[Exercise brief] Transcribe the whole listing without a single picture.

[Data section]

○ ○ ○ ○

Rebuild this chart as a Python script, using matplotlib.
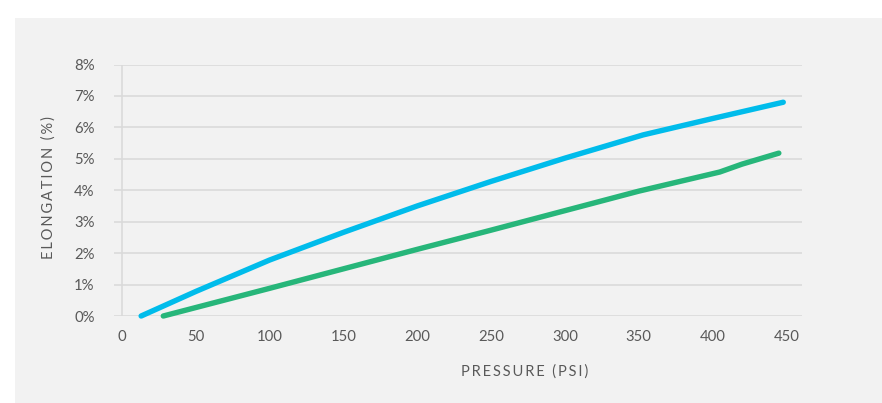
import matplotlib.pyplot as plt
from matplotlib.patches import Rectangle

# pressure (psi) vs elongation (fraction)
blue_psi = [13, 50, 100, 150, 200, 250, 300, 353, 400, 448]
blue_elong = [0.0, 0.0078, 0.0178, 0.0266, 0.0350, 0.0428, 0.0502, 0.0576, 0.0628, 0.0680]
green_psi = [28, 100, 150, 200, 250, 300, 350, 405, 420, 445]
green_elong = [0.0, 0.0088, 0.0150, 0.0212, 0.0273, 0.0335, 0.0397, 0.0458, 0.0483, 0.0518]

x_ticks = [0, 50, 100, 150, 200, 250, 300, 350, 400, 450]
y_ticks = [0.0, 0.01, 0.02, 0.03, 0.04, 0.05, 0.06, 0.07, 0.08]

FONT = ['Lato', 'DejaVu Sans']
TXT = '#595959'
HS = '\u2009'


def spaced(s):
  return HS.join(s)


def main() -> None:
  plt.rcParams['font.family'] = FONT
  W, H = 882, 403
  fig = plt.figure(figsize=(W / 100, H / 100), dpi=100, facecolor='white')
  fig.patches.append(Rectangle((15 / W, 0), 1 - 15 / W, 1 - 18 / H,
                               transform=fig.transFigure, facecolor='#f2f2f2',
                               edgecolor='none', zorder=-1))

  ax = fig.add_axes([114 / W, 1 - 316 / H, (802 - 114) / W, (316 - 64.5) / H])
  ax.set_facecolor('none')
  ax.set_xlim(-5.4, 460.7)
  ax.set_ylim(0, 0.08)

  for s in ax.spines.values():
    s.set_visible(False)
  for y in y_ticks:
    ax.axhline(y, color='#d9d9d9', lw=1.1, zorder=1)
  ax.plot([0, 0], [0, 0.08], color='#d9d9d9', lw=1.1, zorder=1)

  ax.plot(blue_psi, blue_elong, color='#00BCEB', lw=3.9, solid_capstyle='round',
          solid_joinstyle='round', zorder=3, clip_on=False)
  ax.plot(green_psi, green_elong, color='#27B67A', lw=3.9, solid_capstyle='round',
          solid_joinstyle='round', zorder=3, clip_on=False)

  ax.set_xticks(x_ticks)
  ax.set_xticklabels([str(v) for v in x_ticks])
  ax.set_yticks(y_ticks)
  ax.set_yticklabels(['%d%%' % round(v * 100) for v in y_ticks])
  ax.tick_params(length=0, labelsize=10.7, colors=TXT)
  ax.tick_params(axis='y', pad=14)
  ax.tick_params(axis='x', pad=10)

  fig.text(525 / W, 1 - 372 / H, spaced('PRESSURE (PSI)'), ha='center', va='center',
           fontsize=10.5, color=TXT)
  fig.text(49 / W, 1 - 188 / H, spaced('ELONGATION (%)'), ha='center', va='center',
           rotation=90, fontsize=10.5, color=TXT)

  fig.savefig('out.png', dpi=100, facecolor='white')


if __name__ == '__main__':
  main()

○ ○ ○ ○

[Written reply]
Rebuild this chart as a Python script, using matplotlib.
import matplotlib.pyplot as plt
from matplotlib.patches import Rectangle

# pressure (psi) vs elongation (fraction)
blue_psi = [13, 50, 100, 150, 200, 250, 300, 353, 400, 448]
blue_elong = [0.0, 0.0078, 0.0178, 0.0266, 0.0350, 0.0428, 0.0502, 0.0576, 0.0628, 0.0680]
green_psi = [28, 100, 150, 200, 250, 300, 350, 405, 420, 445]
green_elong = [0.0, 0.0088, 0.0150, 0.0212, 0.0273, 0.0335, 0.0397, 0.0458, 0.0483, 0.0518]

x_ticks = [0, 50, 100, 150, 200, 250, 300, 350, 400, 450]
y_ticks = [0.0, 0.01, 0.02, 0.03, 0.04, 0.05, 0.06, 0.07, 0.08]

FONT = ['Lato', 'DejaVu Sans']
TXT = '#595959'
HS = '\u2009'


def spaced(s):
  return HS.join(s)


def main() -> None:
  plt.rcParams['font.family'] = FONT
  W, H = 882, 403
  fig = plt.figure(figsize=(W / 100, H / 100), dpi=100, facecolor='white')
  fig.patches.append(Rectangle((15 / W, 0), 1 - 15 / W, 1 - 18 / H,
                               transform=fig.transFigure, facecolor='#f2f2f2',
                               edgecolor='none', zorder=-1))

  ax = fig.add_axes([114 / W, 1 - 316 / H, (802 - 114) / W, (316 - 64.5) / H])
  ax.set_facecolor('none')
  ax.set_xlim(-5.4, 460.7)
  ax.set_ylim(0, 0.08)

  for s in ax.spines.values():
    s.set_visible(False)
  for y in y_ticks:
    ax.axhline(y, color='#d9d9d9', lw=1.1, zorder=1)
  ax.plot([0, 0], [0, 0.08], color='#d9d9d9', lw=1.1, zorder=1)

  ax.plot(blue_psi, blue_elong, color='#00BCEB', lw=3.9, solid_capstyle='round',
          solid_joinstyle='round', zorder=3, clip_on=False)
  ax.plot(green_psi, green_elong, color='#27B67A', lw=3.9, solid_capstyle='round',
          solid_joinstyle='round', zorder=3, clip_on=False)

  ax.set_xticks(x_ticks)
  ax.set_xticklabels([str(v) for v in x_ticks])
  ax.set_yticks(y_ticks)
  ax.set_yticklabels(['%d%%' % round(v * 100) for v in y_ticks])
  ax.tick_params(length=0, labelsize=10.7, colors=TXT)
  ax.tick_params(axis='y', pad=14)
  ax.tick_params(axis='x', pad=10)

  fig.text(525 / W, 1 - 372 / H, spaced('PRESSURE (PSI)'), ha='center', va='center',
           fontsize=10.5, color=TXT)
  fig.text(49 / W, 1 - 188 / H, spaced('ELONGATION (%)'), ha='center', va='center',
           rotation=90, fontsize=10.5, color=TXT)

  fig.savefig('out.png', dpi=100, facecolor='white')


if __name__ == '__main__':
  main()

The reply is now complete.